◆ **WRITTEN TASK**: Please print exactly the lines below, from the start of the material up to and including the line with "import seaborn as sns", but none of the pictures.

◆ **DATASET EXTRACT**:
┄┄┄┄┄┄┄┄┄┄┄┄┄┄┄┄┄┄┄┄

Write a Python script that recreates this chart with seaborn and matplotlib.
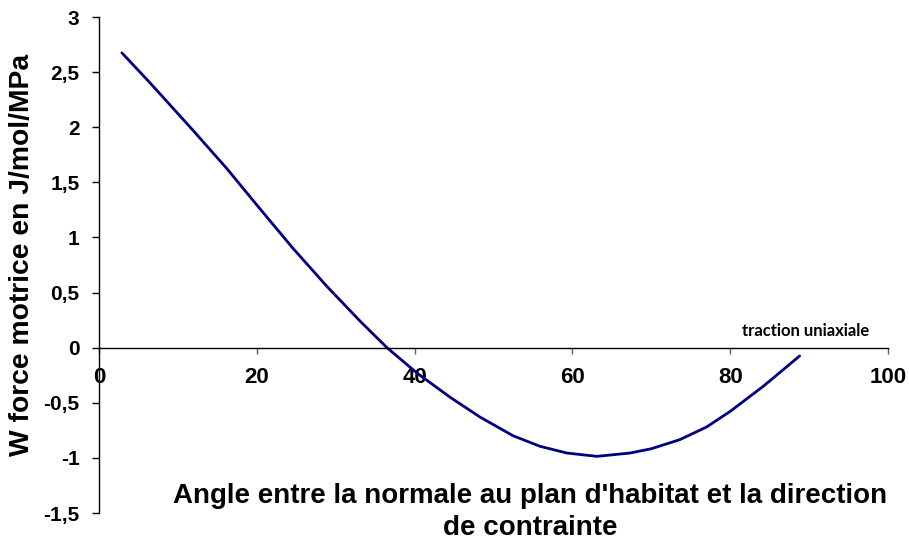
import numpy as np
import pandas as pd
import matplotlib
matplotlib.use("Agg")
import matplotlib.pyplot as plt
import seaborn as sns

# values
angle = [2.9, 6.5, 8.4, 12.0, 16.2, 20.4, 24.6, 28.9, 33.1, 36.5, 40.3, 44.5,
         48.3, 52.5, 55.9, 59.3, 63.1, 67.3, 70.0, 73.6, 77.0, 80.0, 84.2, 88.8]
w_force = [2.675, 2.40, 2.25, 1.965, 1.625, 1.26, 0.90, 0.555, 0.24, 0.0, -0.23, -0.45,
           -0.63, -0.80, -0.895, -0.956, -0.986, -0.956, -0.917, -0.835, -0.72, -0.578, -0.35, -0.075]

xticks = [0, 20, 40, 60, 80, 100]
yticks = [-1.5, -1, -0.5, 0, 0.5, 1, 1.5, 2, 2.5, 3]
ytick_labels = ["-1,5", "-1", "-0,5", "0", "0,5", "1", "1,5", "2", "2,5", "3"]

df = pd.DataFrame({"angle": angle, "W": w_force})

sns.set_style("white")
plt.rcParams["font.family"] = ["Liberation Sans", "DejaVu Sans"]
plt.rcParams["text.color"] = "black"
plt.rcParams["axes.labelcolor"] = "black"
plt.rcParams["xtick.color"] = "black"
plt.rcParams["ytick.color"] = "black"

fig = plt.figure(figsize=(9.09, 5.43), dpi=100)
ax = fig.add_axes([99 / 909, 1 - 513 / 543, 789 / 909, 496 / 543])

sns.lineplot(data=df, x="angle", y="W", color="#000080", linewidth=2.0, ax=ax)

ax.set_xlim(0, 100)
ax.set_ylim(-1.5, 3)

# axes cross at zero like the Excel chart
ax.spines["top"].set_visible(False)
ax.spines["right"].set_visible(False)
ax.spines["bottom"].set_position(("data", 0))
ax.spines["left"].set_color("black")
ax.spines["bottom"].set_color("black")
ax.spines["left"].set_linewidth(1.0)
ax.spines["bottom"].set_linewidth(1.0)

ax.set_xticks(xticks)
ax.set_xticklabels([str(t) for t in xticks], fontsize=16, fontweight="bold")
ax.set_yticks(yticks)
ax.set_yticklabels(ytick_labels, fontsize=15, fontweight="bold")
ax.tick_params(axis="x", direction="out", length=4, width=1, color="#606060", pad=10)
ax.tick_params(axis="y", direction="out", length=5, width=1, color="black", pad=9)
ax.tick_params(left=True, bottom=True)

ax.set_xlabel("")
ax.set_ylabel("W force motrice en J/mol/MPa", fontsize=20.3, fontweight="bold", va="center")
ax.yaxis.set_label_coords(-0.098, 0.52)

fig.text(530 / 909, 1 - 483 / 543,
         "Angle entre la normale au plan d'habitat et la direction\nde contrainte",
         ha="center", va="top", fontsize=20, fontweight="bold", linespacing=1.32)

ax.text(81.5, 0.15, "traction uniaxiale", fontsize=12, fontweight="bold",
        family=["Lato", "DejaVu Sans"], ha="left", va="center")

fig.savefig("out.png", dpi=100)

┄┄┄┄┄┄┄┄┄┄┄┄┄┄┄┄┄┄┄┄

◆ **TASK RESULT**:
Write a Python script that recreates this chart with seaborn and matplotlib.
import numpy as np
import pandas as pd
import matplotlib
matplotlib.use("Agg")
import matplotlib.pyplot as plt
import seaborn as sns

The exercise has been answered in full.